Stated goal: Quote every line of the data below as it stands, omitting pictures.

....

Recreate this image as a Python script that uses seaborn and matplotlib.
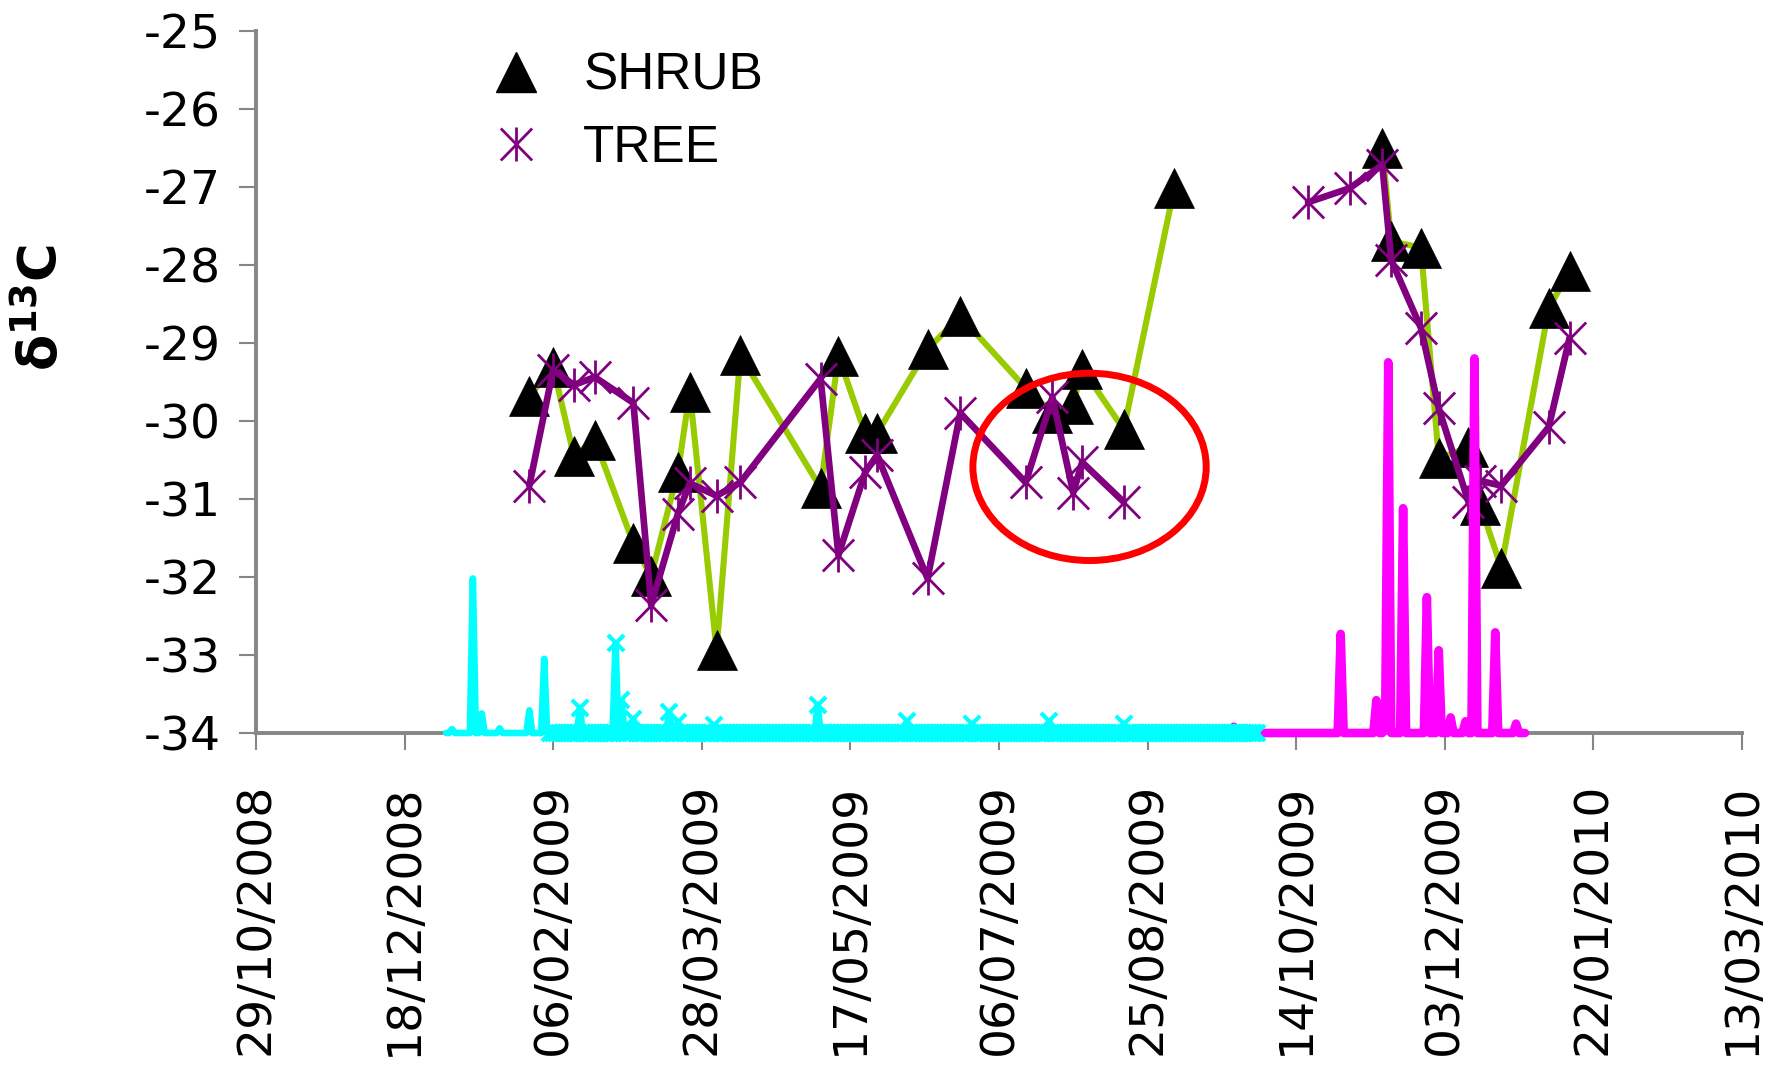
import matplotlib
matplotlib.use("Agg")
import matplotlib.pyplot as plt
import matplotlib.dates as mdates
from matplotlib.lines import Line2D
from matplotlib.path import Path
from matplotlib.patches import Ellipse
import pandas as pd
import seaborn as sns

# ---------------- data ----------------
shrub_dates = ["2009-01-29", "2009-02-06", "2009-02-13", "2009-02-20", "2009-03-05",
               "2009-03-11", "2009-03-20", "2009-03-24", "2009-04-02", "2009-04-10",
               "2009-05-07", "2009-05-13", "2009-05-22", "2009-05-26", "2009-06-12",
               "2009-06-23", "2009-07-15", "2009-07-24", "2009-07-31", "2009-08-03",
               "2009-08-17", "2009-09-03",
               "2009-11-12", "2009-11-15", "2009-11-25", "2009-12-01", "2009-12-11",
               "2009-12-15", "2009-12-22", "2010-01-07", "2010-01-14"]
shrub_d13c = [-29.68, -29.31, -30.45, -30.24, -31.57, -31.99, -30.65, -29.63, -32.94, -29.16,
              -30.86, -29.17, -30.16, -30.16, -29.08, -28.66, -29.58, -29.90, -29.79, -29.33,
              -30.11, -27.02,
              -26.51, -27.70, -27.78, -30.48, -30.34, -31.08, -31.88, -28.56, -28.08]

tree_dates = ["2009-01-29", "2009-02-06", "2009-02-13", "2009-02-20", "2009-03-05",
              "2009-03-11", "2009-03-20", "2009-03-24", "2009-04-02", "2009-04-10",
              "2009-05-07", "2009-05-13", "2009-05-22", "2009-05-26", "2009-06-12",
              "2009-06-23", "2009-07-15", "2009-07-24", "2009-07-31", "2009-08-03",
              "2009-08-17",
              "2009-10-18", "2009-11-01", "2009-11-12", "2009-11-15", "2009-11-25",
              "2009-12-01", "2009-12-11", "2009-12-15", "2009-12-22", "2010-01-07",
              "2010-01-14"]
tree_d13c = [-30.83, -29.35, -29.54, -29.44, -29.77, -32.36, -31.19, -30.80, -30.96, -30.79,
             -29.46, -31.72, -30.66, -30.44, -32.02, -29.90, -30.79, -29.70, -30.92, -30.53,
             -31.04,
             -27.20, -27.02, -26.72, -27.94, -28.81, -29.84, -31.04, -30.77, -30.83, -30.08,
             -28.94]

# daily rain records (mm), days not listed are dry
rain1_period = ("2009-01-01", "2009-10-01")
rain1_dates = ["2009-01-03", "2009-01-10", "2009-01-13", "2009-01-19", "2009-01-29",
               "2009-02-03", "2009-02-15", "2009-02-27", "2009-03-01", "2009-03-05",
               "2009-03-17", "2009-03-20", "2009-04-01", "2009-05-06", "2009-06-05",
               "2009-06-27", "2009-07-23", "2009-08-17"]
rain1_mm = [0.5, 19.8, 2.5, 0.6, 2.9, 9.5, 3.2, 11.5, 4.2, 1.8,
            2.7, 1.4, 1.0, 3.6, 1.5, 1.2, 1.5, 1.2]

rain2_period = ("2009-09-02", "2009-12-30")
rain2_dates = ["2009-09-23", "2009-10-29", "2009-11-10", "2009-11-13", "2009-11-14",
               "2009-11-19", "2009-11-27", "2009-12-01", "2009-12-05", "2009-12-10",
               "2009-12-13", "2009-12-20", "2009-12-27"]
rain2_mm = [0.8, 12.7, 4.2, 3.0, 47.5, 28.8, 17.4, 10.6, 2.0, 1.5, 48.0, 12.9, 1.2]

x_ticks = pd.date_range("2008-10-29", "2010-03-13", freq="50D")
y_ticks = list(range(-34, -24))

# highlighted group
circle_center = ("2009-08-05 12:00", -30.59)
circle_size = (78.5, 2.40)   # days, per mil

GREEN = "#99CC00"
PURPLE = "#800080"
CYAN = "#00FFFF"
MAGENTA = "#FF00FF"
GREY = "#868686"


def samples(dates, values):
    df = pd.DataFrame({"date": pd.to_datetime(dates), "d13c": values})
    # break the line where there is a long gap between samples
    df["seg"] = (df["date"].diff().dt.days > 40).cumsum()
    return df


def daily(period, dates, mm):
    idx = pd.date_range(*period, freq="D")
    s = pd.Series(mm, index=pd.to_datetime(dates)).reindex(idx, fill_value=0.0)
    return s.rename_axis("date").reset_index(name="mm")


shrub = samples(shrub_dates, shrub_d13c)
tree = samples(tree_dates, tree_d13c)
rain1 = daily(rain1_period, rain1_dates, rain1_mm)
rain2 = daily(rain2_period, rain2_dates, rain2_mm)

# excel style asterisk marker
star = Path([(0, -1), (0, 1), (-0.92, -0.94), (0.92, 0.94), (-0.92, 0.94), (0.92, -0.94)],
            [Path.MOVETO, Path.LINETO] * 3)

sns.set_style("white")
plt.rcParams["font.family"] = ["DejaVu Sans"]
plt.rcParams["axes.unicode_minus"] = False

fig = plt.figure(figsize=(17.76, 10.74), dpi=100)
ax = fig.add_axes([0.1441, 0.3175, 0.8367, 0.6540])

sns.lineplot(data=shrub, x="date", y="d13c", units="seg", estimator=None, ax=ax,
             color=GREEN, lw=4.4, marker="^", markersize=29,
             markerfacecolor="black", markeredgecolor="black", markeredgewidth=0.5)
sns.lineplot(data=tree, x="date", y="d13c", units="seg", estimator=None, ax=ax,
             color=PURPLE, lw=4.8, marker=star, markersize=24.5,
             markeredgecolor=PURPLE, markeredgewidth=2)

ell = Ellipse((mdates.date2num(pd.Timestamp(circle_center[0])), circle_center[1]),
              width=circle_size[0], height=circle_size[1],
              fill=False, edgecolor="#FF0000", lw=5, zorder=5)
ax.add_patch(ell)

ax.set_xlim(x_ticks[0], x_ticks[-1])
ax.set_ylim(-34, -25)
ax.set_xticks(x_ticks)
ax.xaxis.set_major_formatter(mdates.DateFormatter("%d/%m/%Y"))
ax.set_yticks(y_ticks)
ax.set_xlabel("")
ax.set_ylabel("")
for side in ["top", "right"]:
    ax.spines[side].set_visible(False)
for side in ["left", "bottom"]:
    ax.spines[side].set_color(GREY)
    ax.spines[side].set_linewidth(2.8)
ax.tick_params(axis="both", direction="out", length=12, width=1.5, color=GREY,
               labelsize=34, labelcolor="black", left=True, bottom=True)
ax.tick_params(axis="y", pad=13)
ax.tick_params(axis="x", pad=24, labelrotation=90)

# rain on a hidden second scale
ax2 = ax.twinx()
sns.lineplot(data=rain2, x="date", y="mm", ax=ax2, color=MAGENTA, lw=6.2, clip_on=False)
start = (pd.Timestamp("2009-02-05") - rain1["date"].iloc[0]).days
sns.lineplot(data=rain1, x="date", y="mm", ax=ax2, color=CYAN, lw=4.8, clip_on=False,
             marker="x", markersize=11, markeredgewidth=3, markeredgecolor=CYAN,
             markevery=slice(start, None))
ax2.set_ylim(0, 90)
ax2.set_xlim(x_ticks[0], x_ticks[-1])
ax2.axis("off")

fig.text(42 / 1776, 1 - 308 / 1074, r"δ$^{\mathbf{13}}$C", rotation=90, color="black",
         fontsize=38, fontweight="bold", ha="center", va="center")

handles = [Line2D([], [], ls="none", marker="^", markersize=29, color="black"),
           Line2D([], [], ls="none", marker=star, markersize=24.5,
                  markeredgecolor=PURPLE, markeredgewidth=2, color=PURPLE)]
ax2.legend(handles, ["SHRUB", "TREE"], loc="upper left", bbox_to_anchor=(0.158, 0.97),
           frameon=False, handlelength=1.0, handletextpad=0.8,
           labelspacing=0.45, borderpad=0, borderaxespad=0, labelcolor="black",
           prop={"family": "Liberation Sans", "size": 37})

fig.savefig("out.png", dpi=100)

....

Completed exercise:
Recreate this image as a Python script that uses seaborn and matplotlib.
import matplotlib
matplotlib.use("Agg")
import matplotlib.pyplot as plt
import matplotlib.dates as mdates
from matplotlib.lines import Line2D
from matplotlib.path import Path
from matplotlib.patches import Ellipse
import pandas as pd
import seaborn as sns

# ---------------- data ----------------
shrub_dates = ["2009-01-29", "2009-02-06", "2009-02-13", "2009-02-20", "2009-03-05",
               "2009-03-11", "2009-03-20", "2009-03-24", "2009-04-02", "2009-04-10",
               "2009-05-07", "2009-05-13", "2009-05-22", "2009-05-26", "2009-06-12",
               "2009-06-23", "2009-07-15", "2009-07-24", "2009-07-31", "2009-08-03",
               "2009-08-17", "2009-09-03",
               "2009-11-12", "2009-11-15", "2009-11-25", "2009-12-01", "2009-12-11",
               "2009-12-15", "2009-12-22", "2010-01-07", "2010-01-14"]
shrub_d13c = [-29.68, -29.31, -30.45, -30.24, -31.57, -31.99, -30.65, -29.63, -32.94, -29.16,
              -30.86, -29.17, -30.16, -30.16, -29.08, -28.66, -29.58, -29.90, -29.79, -29.33,
              -30.11, -27.02,
              -26.51, -27.70, -27.78, -30.48, -30.34, -31.08, -31.88, -28.56, -28.08]

tree_dates = ["2009-01-29", "2009-02-06", "2009-02-13", "2009-02-20", "2009-03-05",
              "2009-03-11", "2009-03-20", "2009-03-24", "2009-04-02", "2009-04-10",
              "2009-05-07", "2009-05-13", "2009-05-22", "2009-05-26", "2009-06-12",
              "2009-06-23", "2009-07-15", "2009-07-24", "2009-07-31", "2009-08-03",
              "2009-08-17",
              "2009-10-18", "2009-11-01", "2009-11-12", "2009-11-15", "2009-11-25",
              "2009-12-01", "2009-12-11", "2009-12-15", "2009-12-22", "2010-01-07",
              "2010-01-14"]
tree_d13c = [-30.83, -29.35, -29.54, -29.44, -29.77, -32.36, -31.19, -30.80, -30.96, -30.79,
             -29.46, -31.72, -30.66, -30.44, -32.02, -29.90, -30.79, -29.70, -30.92, -30.53,
             -31.04,
             -27.20, -27.02, -26.72, -27.94, -28.81, -29.84, -31.04, -30.77, -30.83, -30.08,
             -28.94]

# daily rain records (mm), days not listed are dry
rain1_period = ("2009-01-01", "2009-10-01")
rain1_dates = ["2009-01-03", "2009-01-10", "2009-01-13", "2009-01-19", "2009-01-29",
               "2009-02-03", "2009-02-15", "2009-02-27", "2009-03-01", "2009-03-05",
               "2009-03-17", "2009-03-20", "2009-04-01", "2009-05-06", "2009-06-05",
               "2009-06-27", "2009-07-23", "2009-08-17"]
rain1_mm = [0.5, 19.8, 2.5, 0.6, 2.9, 9.5, 3.2, 11.5, 4.2, 1.8,
            2.7, 1.4, 1.0, 3.6, 1.5, 1.2, 1.5, 1.2]

rain2_period = ("2009-09-02", "2009-12-30")
rain2_dates = ["2009-09-23", "2009-10-29", "2009-11-10", "2009-11-13", "2009-11-14",
               "2009-11-19", "2009-11-27", "2009-12-01", "2009-12-05", "2009-12-10",
               "2009-12-13", "2009-12-20", "2009-12-27"]
rain2_mm = [0.8, 12.7, 4.2, 3.0, 47.5, 28.8, 17.4, 10.6, 2.0, 1.5, 48.0, 12.9, 1.2]

x_ticks = pd.date_range("2008-10-29", "2010-03-13", freq="50D")
y_ticks = list(range(-34, -24))

# highlighted group
circle_center = ("2009-08-05 12:00", -30.59)
circle_size = (78.5, 2.40)   # days, per mil

GREEN = "#99CC00"
PURPLE = "#800080"
CYAN = "#00FFFF"
MAGENTA = "#FF00FF"
GREY = "#868686"


def samples(dates, values):
    df = pd.DataFrame({"date": pd.to_datetime(dates), "d13c": values})
    # break the line where there is a long gap between samples
    df["seg"] = (df["date"].diff().dt.days > 40).cumsum()
    return df


def daily(period, dates, mm):
    idx = pd.date_range(*period, freq="D")
    s = pd.Series(mm, index=pd.to_datetime(dates)).reindex(idx, fill_value=0.0)
    return s.rename_axis("date").reset_index(name="mm")


shrub = samples(shrub_dates, shrub_d13c)
tree = samples(tree_dates, tree_d13c)
rain1 = daily(rain1_period, rain1_dates, rain1_mm)
rain2 = daily(rain2_period, rain2_dates, rain2_mm)

# excel style asterisk marker
star = Path([(0, -1), (0, 1), (-0.92, -0.94), (0.92, 0.94), (-0.92, 0.94), (0.92, -0.94)],
            [Path.MOVETO, Path.LINETO] * 3)

sns.set_style("white")
plt.rcParams["font.family"] = ["DejaVu Sans"]
plt.rcParams["axes.unicode_minus"] = False

fig = plt.figure(figsize=(17.76, 10.74), dpi=100)
ax = fig.add_axes([0.1441, 0.3175, 0.8367, 0.6540])

sns.lineplot(data=shrub, x="date", y="d13c", units="seg", estimator=None, ax=ax,
             color=GREEN, lw=4.4, marker="^", markersize=29,
             markerfacecolor="black", markeredgecolor="black", markeredgewidth=0.5)
sns.lineplot(data=tree, x="date", y="d13c", units="seg", estimator=None, ax=ax,
             color=PURPLE, lw=4.8, marker=star, markersize=24.5,
             markeredgecolor=PURPLE, markeredgewidth=2)

ell = Ellipse((mdates.date2num(pd.Timestamp(circle_center[0])), circle_center[1]),
              width=circle_size[0], height=circle_size[1],
              fill=False, edgecolor="#FF0000", lw=5, zorder=5)
ax.add_patch(ell)

ax.set_xlim(x_ticks[0], x_ticks[-1])
ax.set_ylim(-34, -25)
ax.set_xticks(x_ticks)
ax.xaxis.set_major_formatter(mdates.DateFormatter("%d/%m/%Y"))
ax.set_yticks(y_ticks)
ax.set_xlabel("")
ax.set_ylabel("")
for side in ["top", "right"]:
    ax.spines[side].set_visible(False)
for side in ["left", "bottom"]:
    ax.spines[side].set_color(GREY)
    ax.spines[side].set_linewidth(2.8)
ax.tick_params(axis="both", direction="out", length=12, width=1.5, color=GREY,
               labelsize=34, labelcolor="black", left=True, bottom=True)
ax.tick_params(axis="y", pad=13)
ax.tick_params(axis="x", pad=24, labelrotation=90)

# rain on a hidden second scale
ax2 = ax.twinx()
sns.lineplot(data=rain2, x="date", y="mm", ax=ax2, color=MAGENTA, lw=6.2, clip_on=False)
start = (pd.Timestamp("2009-02-05") - rain1["date"].iloc[0]).days
sns.lineplot(data=rain1, x="date", y="mm", ax=ax2, color=CYAN, lw=4.8, clip_on=False,
             marker="x", markersize=11, markeredgewidth=3, markeredgecolor=CYAN,
             markevery=slice(start, None))
ax2.set_ylim(0, 90)
ax2.set_xlim(x_ticks[0], x_ticks[-1])
ax2.axis("off")

fig.text(42 / 1776, 1 - 308 / 1074, r"δ$^{\mathbf{13}}$C", rotation=90, color="black",
         fontsize=38, fontweight="bold", ha="center", va="center")

handles = [Line2D([], [], ls="none", marker="^", markersize=29, color="black"),
           Line2D([], [], ls="none", marker=star, markersize=24.5,
                  markeredgecolor=PURPLE, markeredgewidth=2, color=PURPLE)]
ax2.legend(handles, ["SHRUB", "TREE"], loc="upper left", bbox_to_anchor=(0.158, 0.97),
           frameon=False, handlelength=1.0, handletextpad=0.8,
           labelspacing=0.45, borderpad=0, borderaxespad=0, labelcolor="black",
           prop={"family": "Liberation Sans", "size": 37})

fig.savefig("out.png", dpi=100)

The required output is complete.